_Goal_
Repeat every line exactly, keeping the pictures out of the copy.

_Data segment_
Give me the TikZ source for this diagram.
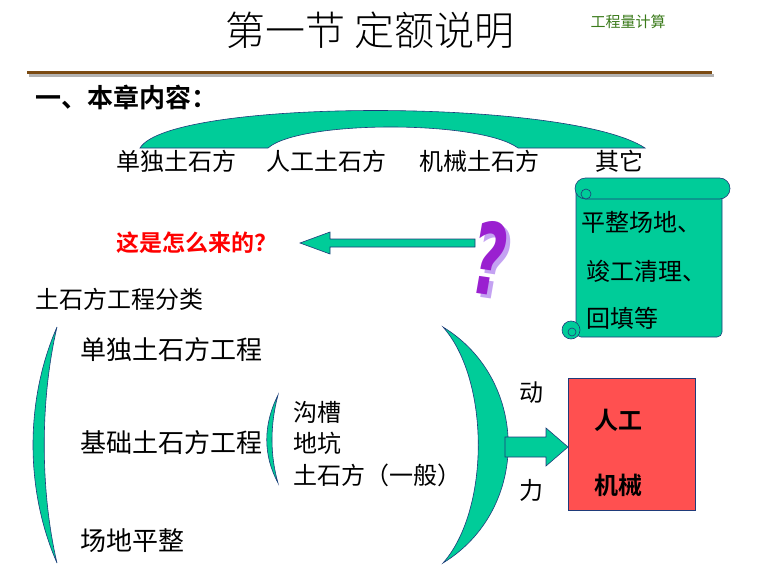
\documentclass[tikz,border=0pt]{standalone}
\usepackage{fontspec}
\newfontfamily\cjk{Noto Sans CJK SC}
\newfontfamily\cjkl{Noto Sans CJK SC Light}
\newfontfamily\cjkb{Noto Sans CJK SC Bold}
\newfontfamily\qfont{DejaVu Sans}
\definecolor{teal1}{HTML}{00CC99}
\definecolor{edge}{HTML}{1F3B7A}
\definecolor{redbox}{HTML}{FF5050}
\definecolor{brown1}{HTML}{7A4A12}
\definecolor{green1}{HTML}{3A7A1A}
\definecolor{purp}{HTML}{9A20D0}
\tikzset{shp/.style={fill=teal1,draw=edge,line width=0.6pt},
 txt/.style={font=\cjk\fontsize{24}{24}\selectfont,anchor=west,inner sep=0pt}}
\begin{document}
\begin{tikzpicture}[x=1pt,y=-1pt]
\useasboundingbox (0,0) rectangle (760,583);
\node[font=\cjkl\fontsize{40}{40}\selectfont] (title) at (370,30) {第一节 定额说明};
\node[font=\cjk\fontsize{15}{15}\selectfont,text=green1] (sub) at (628,22) {工程量计算};
\draw[gray!60,line width=3pt] (29,76) -- (714,76);
\draw[brown1,line width=3pt] (27,73) -- (712,73);
\node[txt,font=\cjkb\fontsize{26}{26}\selectfont] (h1) at (35,97) {一、本章内容：};
% arch
\path[shp] (140,148) .. controls (170,98) and (570,98) .. (645,148) -- (518,148) .. controls (480,120) and (300,120) .. (268,148) -- cycle;
\node[txt] (a1) at (116,161) {单独土石方};
\node[txt] (a2) at (266,161) {人工土石方};
\node[txt] (a3) at (419,161) {机械土石方};
\node[txt] (a4) at (595,161) {其它};
% scroll
\path[shp,rounded corners=5pt] (576,188) -- (722,188) -- (722,337) -- (576,337) -- cycle;
\path[shp,rounded corners=10.5pt] (575,178) rectangle (730,199);
\path[shp] (586,194) circle[radius=5];
\path[shp] (571,330) circle[radius=9];
\path[shp] (572,332) circle[radius=4];
\node[txt] (s1) at (581,222) {平整场地、};
\node[txt] (s2) at (586,271) {竣工清理、};
\node[txt] (s3) at (586,318) {回填等};
% question
\node[text=red,font=\cjkb\fontsize{23}{23}\selectfont] (q) at (197,243) {这是怎么来的？};
\node[font=\qfont\bfseries\itshape\fontsize{100}{100}\selectfont,text=blue!30!purp!40,xscale=0.6,rotate=-5] (qs) at (494,262) {?};
\node[font=\qfont\bfseries\itshape\fontsize{100}{100}\selectfont,text=purp,xscale=0.6,rotate=-5] (qm) at (490,258) {?};
\path[shp] (475,239) -- (330,239) -- (330,232) -- (300,243) -- (330,254) -- (330,247) -- (475,247) -- cycle;
% classification
\node[txt] (c0) at (35,299) {土石方工程分类};
\path[shp] (57,327) .. controls (25,400) and (25,490) .. (57,563) .. controls (40,490) and (40,400) .. (57,327) -- cycle;
\node[txt,font=\cjk\fontsize{26}{26}\selectfont] (c1) at (80,350) {单独土石方工程};
\node[txt,font=\cjk\fontsize{26}{26}\selectfont] (c2) at (80,443) {基础土石方工程};
\node[txt,font=\cjk\fontsize{26}{26}\selectfont] (c3) at (80,541) {场地平整};
\path[shp] (278,395) .. controls (263,425) and (263,455) .. (278,483) .. controls (270,455) and (270,425) .. (278,395) -- cycle;
\node[txt] (d1) at (293,412) {沟槽};
\node[txt] (d2) at (293,443) {地坑};
\node[txt] (d3) at (293,475) {土石方（一般）};
\path[shp] (443,327) .. controls (530,380) and (530,510) .. (443,563) .. controls (490,510) and (490,380) .. (443,327) -- cycle;
\node[txt] (p1) at (519,393) {动};
\node[txt] (p2) at (519,490) {力};
\path[shp] (505,437) -- (546,437) -- (546,428) -- (568,447) -- (546,466) -- (546,457) -- (505,457) -- cycle;
\node[fill=redbox,draw=edge,line width=0.6pt,minimum width=127pt,minimum height=132pt,anchor=north west] (box) at (568,378) {};
\node[font=\cjkb\fontsize{24}{24}\selectfont] (b1) at (618,420) {人工};
\node[font=\cjkb\fontsize{24}{24}\selectfont] (b2) at (618,485) {机械};
\end{tikzpicture}
\end{document}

_Answer to this exercise_
Give me the TikZ source for this diagram.
\documentclass[tikz,border=0pt]{standalone}
\usepackage{fontspec}
\newfontfamily\cjk{Noto Sans CJK SC}
\newfontfamily\cjkl{Noto Sans CJK SC Light}
\newfontfamily\cjkb{Noto Sans CJK SC Bold}
\newfontfamily\qfont{DejaVu Sans}
\definecolor{teal1}{HTML}{00CC99}
\definecolor{edge}{HTML}{1F3B7A}
\definecolor{redbox}{HTML}{FF5050}
\definecolor{brown1}{HTML}{7A4A12}
\definecolor{green1}{HTML}{3A7A1A}
\definecolor{purp}{HTML}{9A20D0}
\tikzset{shp/.style={fill=teal1,draw=edge,line width=0.6pt},
 txt/.style={font=\cjk\fontsize{24}{24}\selectfont,anchor=west,inner sep=0pt}}
\begin{document}
\begin{tikzpicture}[x=1pt,y=-1pt]
\useasboundingbox (0,0) rectangle (760,583);
\node[font=\cjkl\fontsize{40}{40}\selectfont] (title) at (370,30) {第一节 定额说明};
\node[font=\cjk\fontsize{15}{15}\selectfont,text=green1] (sub) at (628,22) {工程量计算};
\draw[gray!60,line width=3pt] (29,76) -- (714,76);
\draw[brown1,line width=3pt] (27,73) -- (712,73);
\node[txt,font=\cjkb\fontsize{26}{26}\selectfont] (h1) at (35,97) {一、本章内容：};
% arch
\path[shp] (140,148) .. controls (170,98) and (570,98) .. (645,148) -- (518,148) .. controls (480,120) and (300,120) .. (268,148) -- cycle;
\node[txt] (a1) at (116,161) {单独土石方};
\node[txt] (a2) at (266,161) {人工土石方};
\node[txt] (a3) at (419,161) {机械土石方};
\node[txt] (a4) at (595,161) {其它};
% scroll
\path[shp,rounded corners=5pt] (576,188) -- (722,188) -- (722,337) -- (576,337) -- cycle;
\path[shp,rounded corners=10.5pt] (575,178) rectangle (730,199);
\path[shp] (586,194) circle[radius=5];
\path[shp] (571,330) circle[radius=9];
\path[shp] (572,332) circle[radius=4];
\node[txt] (s1) at (581,222) {平整场地、};
\node[txt] (s2) at (586,271) {竣工清理、};
\node[txt] (s3) at (586,318) {回填等};
% question
\node[text=red,font=\cjkb\fontsize{23}{23}\selectfont] (q) at (197,243) {这是怎么来的？};
\node[font=\qfont\bfseries\itshape\fontsize{100}{100}\selectfont,text=blue!30!purp!40,xscale=0.6,rotate=-5] (qs) at (494,262) {?};
\node[font=\qfont\bfseries\itshape\fontsize{100}{100}\selectfont,text=purp,xscale=0.6,rotate=-5] (qm) at (490,258) {?};
\path[shp] (475,239) -- (330,239) -- (330,232) -- (300,243) -- (330,254) -- (330,247) -- (475,247) -- cycle;
% classification
\node[txt] (c0) at (35,299) {土石方工程分类};
\path[shp] (57,327) .. controls (25,400) and (25,490) .. (57,563) .. controls (40,490) and (40,400) .. (57,327) -- cycle;
\node[txt,font=\cjk\fontsize{26}{26}\selectfont] (c1) at (80,350) {单独土石方工程};
\node[txt,font=\cjk\fontsize{26}{26}\selectfont] (c2) at (80,443) {基础土石方工程};
\node[txt,font=\cjk\fontsize{26}{26}\selectfont] (c3) at (80,541) {场地平整};
\path[shp] (278,395) .. controls (263,425) and (263,455) .. (278,483) .. controls (270,455) and (270,425) .. (278,395) -- cycle;
\node[txt] (d1) at (293,412) {沟槽};
\node[txt] (d2) at (293,443) {地坑};
\node[txt] (d3) at (293,475) {土石方（一般）};
\path[shp] (443,327) .. controls (530,380) and (530,510) .. (443,563) .. controls (490,510) and (490,380) .. (443,327) -- cycle;
\node[txt] (p1) at (519,393) {动};
\node[txt] (p2) at (519,490) {力};
\path[shp] (505,437) -- (546,437) -- (546,428) -- (568,447) -- (546,466) -- (546,457) -- (505,457) -- cycle;
\node[fill=redbox,draw=edge,line width=0.6pt,minimum width=127pt,minimum height=132pt,anchor=north west] (box) at (568,378) {};
\node[font=\cjkb\fontsize{24}{24}\selectfont] (b1) at (618,420) {人工};
\node[font=\cjkb\fontsize{24}{24}\selectfont] (b2) at (618,485) {机械};
\end{tikzpicture}
\end{document}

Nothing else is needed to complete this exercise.